Мы сидим в «Book-кафе», Инна рассказывает, нам приносят кофе, я делаю удивленное лицо и спрашиваю: — Почему вы думаете, что через год?
— Ну потому что хватит уже. Мы уже все поняли.
Мы изменились. Я только не понимаю, так ли Миша изменился, как в письмах. Но явно мы изменились оба, пора перестать нас мучить.
— Вы имеете в виду власть, прокуратуру, суд? Вы ждете от них жалости?
— Нет, — Инна машет как-то легким движением тонких пальцев вверх к потолку, видимо, пытаясь изобразить этим жестом Провидение. — Нет, Путин его не отпустит.
И в тот же день я получаю от Ходорковского письмо из тюрьмы. Орфографию и пунктуацию сохраняю: «… Постараюсь максимально честно, хотя конечно прошедшее время накладывает отпечаток. Я был абсолютно убежденным комсомольцем, верил в коммунизм, верил, что вокруг враги, которых мы сдерживаем силой оружия.
Поэтому пошел на „закрытую специальность“ и хотел (мечта) работать на оборонном заводе. К слову, поработал, правда, недолго и очень понравилось. Абсолютно был равнодушен к истории, философии и вообще гуманитарным наукам, кроме экономики (Экономика химической промышленности — был у нас такой предмет, очень мне легко давался).
В комсомоле отвечал за оргработу (взносы, собрания, массовые мероприятия) — очень любил. А с парткомом всегда спорил и с ректором, Ягодиным (слава Богу, это был Ягодин). Он меня называл — „мой самый непокорный секретарь“. Отстаивал то, что считал разумным по студенческим делам (общежитие, кафе, материальную помощь, стройотряды…). Разбирал персональные дела, правда „крови“ верующих или „инакомыслящих“ на моих руках нет — спецфакультет, таких у нас не было. Но за пьянку в институте, утерю секретных тетрадей, за драку в общаге гнал из комсомола, а в нашем случае значит и из института.

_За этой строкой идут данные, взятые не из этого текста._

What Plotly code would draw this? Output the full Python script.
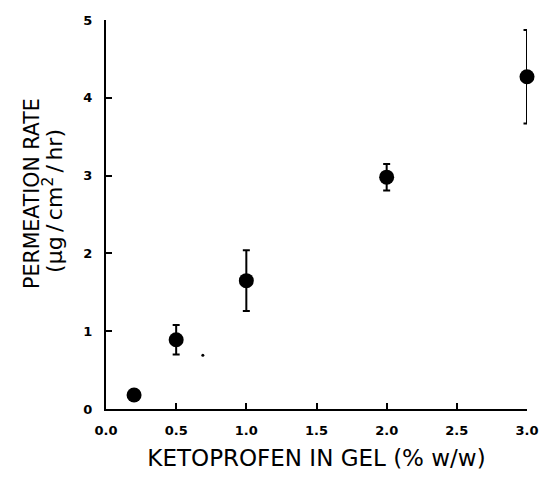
import plotly.graph_objects as go

ketoprofen = [0.2, 0.5, 1.0, 2.0, 3.0]
rate = [0.18, 0.89, 1.65, 2.98, 4.27]
err = [0.0, 0.19, 0.39, 0.17, 0.60]

# stray speck visible in the scanned figure
speck_x = [0.69]
speck_y = [0.69]

x_ticks = [0.0, 0.5, 1.0, 1.5, 2.0, 2.5, 3.0]
x_ticklabels = ["0.0", "0.5", "1.0", "1.5", "2.0", "2.5", "3.0"]
y_ticks = [0, 1, 2, 3, 4, 5]
y_ticklabels = ["0", "1", "2", "3", "4", "5"]

font_fam = "DejaVu Sans, Liberation Sans, sans-serif"

fig = go.Figure()
fig.add_trace(go.Scatter(
    x=ketoprofen, y=rate, mode="markers",
    marker=dict(color="black", size=15),
    error_y=dict(type="data", array=err, visible=True, color="black",
                 thickness=2, width=3.5),
    showlegend=False, cliponaxis=False,
))
fig.add_trace(go.Scatter(
    x=speck_x, y=speck_y, mode="markers",
    marker=dict(color="black", size=3),
    showlegend=False, cliponaxis=False, hoverinfo="skip",
))

fig.update_layout(
    width=539, height=477,
    margin=dict(l=106, r=12, t=20, b=68),
    paper_bgcolor="white", plot_bgcolor="white",
    font=dict(family=font_fam, color="black"),
    xaxis=dict(
        range=[0, 3.0], tickvals=x_ticks, ticktext=x_ticklabels,
        showgrid=False, zeroline=False, showline=True, linecolor="black",
        linewidth=2, ticks="inside", ticklen=6, tickwidth=1.5, tickcolor="black",
        tickfont=dict(size=13, family="DejaVu Sans", weight="bold"),
        ticklabelstandoff=8, automargin=False,
        title=dict(text="KETOPROFEN IN GEL (% w/w)", font=dict(size=23), standoff=13),
    ),
    yaxis=dict(
        range=[0, 5], tickvals=y_ticks, ticktext=y_ticklabels,
        showgrid=False, zeroline=False, showline=True, linecolor="black",
        linewidth=2, ticks="inside", ticklen=6, tickwidth=1.5, tickcolor="black",
        tickfont=dict(size=13, family="DejaVu Sans", weight="bold"),
        ticklabelstandoff=9, automargin=False,
    ),
    annotations=[
        dict(text="PERMEATION RATE", xref="paper", yref="paper", x=0, y=0.553,
             xanchor="center", yanchor="middle", xshift=-74, textangle=-90,
             showarrow=False, font=dict(size=20.5)),
        dict(text="(μg\u2009/\u2009cm<sup>2</sup>\u2009/\u2009hr)", xref="paper", yref="paper",
             x=0, y=0.535, xanchor="center", yanchor="middle", xshift=-53, textangle=-90,
             showarrow=False, font=dict(size=22)),
    ],
)

fig.write_html("out.html")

Был молод и уверен в своей правоте, ни о чем другом не думал.
Мы в кольце врагов, на передовом рубеже, слабости не должно быть места. Ну дурак был, дурак — как могу еще оправдаться?
Когда мама мне сказала, что ей „стыдно за сына“ (когда я пошел на комсомольскую работу) — запомнил, но не понял.
Прошу поверить, именно не понял, что она имела в виду, а спросить постеснялся, а мама — решила не объяснять.
Сломалось мое мировоззрение после поездок за границу в 1990–1991 годах. Для меня был шок, когда я увидел там не врагов, а нормальных, хороших людей.